Vinegar is one of the best. Vinegar lives on my stove top, right next to 2 kinds of salt and my “everyday” olive oil. There are so many to choose from. You could start a collection. Though I doubt it would ever rival mine. Unlike some silly over the top price tags you can find on olive oil. Really good vinegars can be had at reasonable price points. So splurge. Try all kinds. You deserve it.
But if this economy has you cutting back on your expenditures; then try and keep just one bottle of very good red wine vinegar in the house. I stress very good because some of those grocery store varieties can be just too astringent.
Citrus (especially lemon) is another great acid we use in cooking.
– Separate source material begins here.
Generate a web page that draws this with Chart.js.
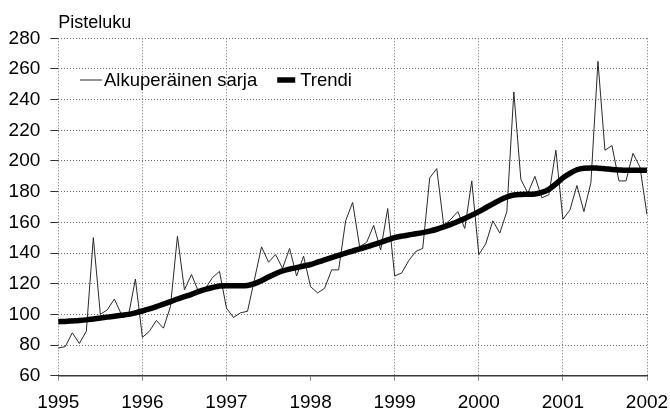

Citrus is great at “brightening” almost anything. It can cut through some of those full-mouth-fatty-flavors and will add much needed balance to cloyingly sweet fruit recipes.
There are other “seasonings” besides salt and acid you can use as well. They all reach for the same effect in a recipe and you should experiment with them. Some of these ingredients are regional or unique to one style of cooking. Asian fish sauce or its Italian counterpart, Colatura di Alici are good examples of this. So is lemongrass and kaffir lime leaf.
There are many types of pepper (or chilies) that are very good frameworks in a dish. You can break out of stereotypes too. Ancho chili can add a depth of seasoning to decidedly North of the Border recipes.
So experiment. If you are afraid of ruining your beautiful soup with the wrong seasoning, then pull small amounts out at a time and add just a hint of whatever seasoning strikes your fancy. No harm no foul. Your soup pot stays pristine and ready for that moment when just the right seasoning makes itself known on your palate. It’s when everything comes together, and you experience that wonderful moment of taste. Ah taste!